**Short exercise**
Restate, exactly and without pictures, the lines from the start of the listing below through the line holding "66, 90, 100];".

**Supplied information**
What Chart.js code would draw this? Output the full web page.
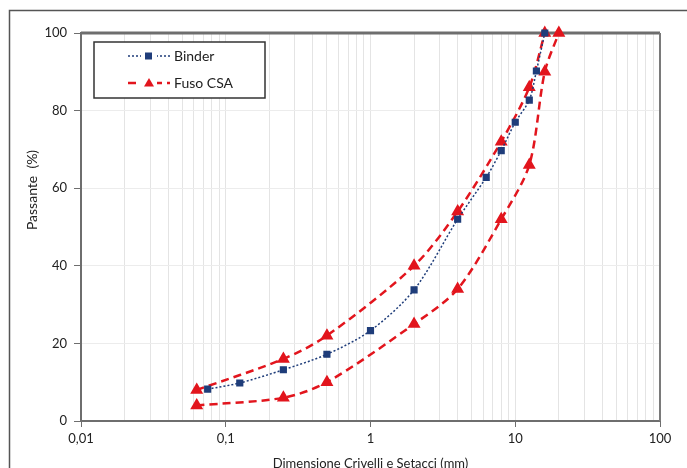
<!DOCTYPE html>
<html>
<head>
<meta charset="utf-8">
<script src="https://cdn.jsdelivr.net/npm/chart.js@4"></script>
<style>
  html, body { margin: 0; padding: 0; background: #fff; }
  #curve { display: block; }
</style>
</head>
<body>
<canvas id="curve" width="687" height="468"></canvas>
<script>
  // Sieve sizes (mm) and percent passing
  const binderSizes = [0.075, 0.125, 0.25, 0.5, 1, 2, 4, 6.3, 8, 10, 12.5, 14, 16];
  const binderPass  = [8.2, 9.8, 13.2, 17.2, 23.3, 33.8, 52, 62.8, 69.7, 77, 82.7, 90.2, 100];

  const csaUpperSizes = [0.063, 0.25, 0.5, 2, 4, 8, 12.5, 16];
  const csaUpperPass  = [8, 16, 22, 40, 54, 72, 86, 100];
  const csaLowerSizes = [0.063, 0.25, 0.5, 2, 4, 8, 12.5, 16, 20];
  const csaLowerPass  = [4, 6, 10, 25, 34, 52, 66, 90, 100];

  const xTickLabels = ['0,01', '0,1', '1', '10', '100'];
  const yTicks = [0, 20, 40, 60, 80, 100];
  const yTitle = 'Passante  (%)';

  const NAVY = '#1f3d7a';
  const RED = '#e2151d';
  const TEXT = '#222';
  const FONT = 'Lato, "Liberation Sans", sans-serif';

  const pts = (xs, ys) => xs.map((x, i) => ({ x: x, y: ys[i] }));
  const isPow10 = v => Math.abs(Math.log10(v) - Math.round(Math.log10(v))) < 1e-9;

  // legend drawn inside the plot, top left, like the original
  const boxLegend = {
    id: 'boxLegend',
    afterDraw(chart) {
      const c = chart.ctx;
      const ds = chart.data.datasets;
      c.save();
      c.strokeStyle = '#333';
      c.lineWidth = 1.5;
      c.fillStyle = '#fff';
      c.fillRect(94, 42, 171, 56);
      c.strokeRect(94, 42, 171, 56);
      const rows = [{ d: ds[0], y: 56 }, { d: ds[1], y: 83 }];
      rows.forEach(r => {
        c.strokeStyle = r.d.borderColor;
        c.lineWidth = r.d.borderWidth;
        c.setLineDash(r.d.borderDash);
        c.beginPath();
        c.moveTo(128, r.y);
        c.lineTo(170, r.y);
        c.stroke();
        c.setLineDash([]);
        c.fillStyle = '#fff';
        c.fillRect(141, r.y - 6, 16, 12);
        c.fillStyle = r.d.pointBackgroundColor;
        c.beginPath();
        if (r.d.pointStyle === 'rect') {
          c.fillRect(145, r.y - 3.5, 7, 7);
        } else {
          c.moveTo(149, r.y - 5);
          c.lineTo(154, r.y + 3.5);
          c.lineTo(144, r.y + 3.5);
          c.closePath();
          c.fill();
        }
        c.fillStyle = TEXT;
        c.font = '14px ' + FONT;
        c.textBaseline = 'middle';
        c.fillText(r.d.label, 174, r.y);
      });
      c.restore();
    }
  };

  // top/right plot border, y title and the outer picture frame
  const frame = {
    id: 'frame',
    beforeDatasetsDraw(chart) {
      const a = chart.chartArea;
      const c = chart.ctx;
      c.save();
      c.strokeStyle = '#6e6e6e';
      c.lineWidth = 3;
      c.beginPath();
      c.moveTo(a.left, a.top);
      c.lineTo(a.right, a.top);
      c.stroke();
      c.lineWidth = 2;
      c.strokeStyle = '#7a7a7a';
      c.beginPath();
      c.moveTo(a.right, a.top);
      c.lineTo(a.right, a.bottom);
      c.stroke();
      c.restore();
    },
    afterDraw(chart) {
      const c = chart.ctx;
      c.save();
      c.strokeStyle = '#555';
      c.lineWidth = 1.5;
      c.strokeRect(9.5, 10.5, 720, 520);
      c.translate(32, 190);
      c.rotate(-Math.PI / 2);
      c.fillStyle = TEXT;
      c.font = '14px ' + FONT;
      c.textAlign = 'center';
      c.textBaseline = 'middle';
      c.fillText(yTitle, 0, 0);
      c.restore();
    }
  };

  new Chart(document.getElementById('curve'), {
    type: 'line',
    data: {
      datasets: [{
        label: 'Binder',
        data: pts(binderSizes, binderPass),
        borderColor: NAVY,
        borderWidth: 1.5,
        borderDash: [2, 2],
        pointStyle: 'rect',
        pointRadius: 4,
        pointBackgroundColor: NAVY,
        pointBorderColor: NAVY,
        tension: 0.3,
        clip: 8,
        order: 1
      }, {
        label: 'Fuso CSA',
        data: pts(csaUpperSizes, csaUpperPass),
        borderColor: RED,
        borderWidth: 2.5,
        borderDash: [8, 5],
        pointStyle: 'triangle',
        pointRadius: 5,
        pointBackgroundColor: RED,
        pointBorderColor: RED,
        tension: 0.3,
        clip: 8,
        order: 2
      }, {
        label: 'Fuso CSA (inf)',
        data: pts(csaLowerSizes, csaLowerPass),
        borderColor: RED,
        borderWidth: 2.5,
        borderDash: [8, 5],
        pointStyle: 'triangle',
        pointRadius: 5,
        pointBackgroundColor: RED,
        pointBorderColor: RED,
        tension: 0.3,
        clip: 8,
        order: 2
      }]
    },
    options: {
      responsive: false,
      animation: false,
      devicePixelRatio: 1,
      layout: { padding: { left: 20, top: 33, right: 27, bottom: 0 } },
      plugins: {
        legend: { display: false },
        tooltip: { enabled: false }
      },
      scales: {
        x: {
          type: 'logarithmic',
          min: 0.01,
          max: 100,
          afterBuildTicks(scale) {
            const t = [];
            for (let e = -2; e < 2; e++) {
              for (let m = 1; m < 10; m++) t.push({ value: Number((m * Math.pow(10, e)).toPrecision(6)) });
            }
            t.push({ value: 100 });
            scale.ticks = t;
          },
          afterFit(scale) { scale.height = 47; },
          ticks: {
            autoSkip: false,
            maxRotation: 0,
            padding: 4,
            color: TEXT,
            font: { family: FONT, size: 13 },
            callback(v) {
              if (!isPow10(v)) return '';
              return xTickLabels[Math.round(Math.log10(v)) + 2];
            }
          },
          grid: {
            color: '#e4e4e4',
            lineWidth: 1,
            tickLength: 6,
            tickColor: ctx => (ctx.tick && isPow10(ctx.tick.value)) ? '#6e6e6e' : 'rgba(0,0,0,0)'
          },
          border: { color: '#6e6e6e', width: 2 },
          title: {
            display: true,
            text: 'Dimensione Crivelli e Setacci (mm)',
            color: TEXT,
            font: { family: FONT, size: 13 },
            padding: { top: 2, bottom: -4 }
          }
        },
        y: {
          min: 0,
          max: 100,
          afterBuildTicks(scale) { scale.ticks = yTicks.map(v => ({ value: v })); },
          afterFit(scale) { scale.width = 61; },
          ticks: {
            padding: 7,
            color: TEXT,
            font: { family: FONT, size: 13 }
          },
          grid: {
            color: '#ececec',
            tickLength: 7,
            tickColor: '#6e6e6e'
          },
          border: { color: '#6e6e6e', width: 2 }
        }
      }
    },
    plugins: [frame, boxLegend]
  });
</script>
</body>
</html>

**Solution**
What Chart.js code would draw this? Output the full web page.
<!DOCTYPE html>
<html>
<head>
<meta charset="utf-8">
<script src="https://cdn.jsdelivr.net/npm/chart.js@4"></script>
<style>
  html, body { margin: 0; padding: 0; background: #fff; }
  #curve { display: block; }
</style>
</head>
<body>
<canvas id="curve" width="687" height="468"></canvas>
<script>
  // Sieve sizes (mm) and percent passing
  const binderSizes = [0.075, 0.125, 0.25, 0.5, 1, 2, 4, 6.3, 8, 10, 12.5, 14, 16];
  const binderPass  = [8.2, 9.8, 13.2, 17.2, 23.3, 33.8, 52, 62.8, 69.7, 77, 82.7, 90.2, 100];

  const csaUpperSizes = [0.063, 0.25, 0.5, 2, 4, 8, 12.5, 16];
  const csaUpperPass  = [8, 16, 22, 40, 54, 72, 86, 100];
  const csaLowerSizes = [0.063, 0.25, 0.5, 2, 4, 8, 12.5, 16, 20];
  const csaLowerPass  = [4, 6, 10, 25, 34, 52, 66, 90, 100];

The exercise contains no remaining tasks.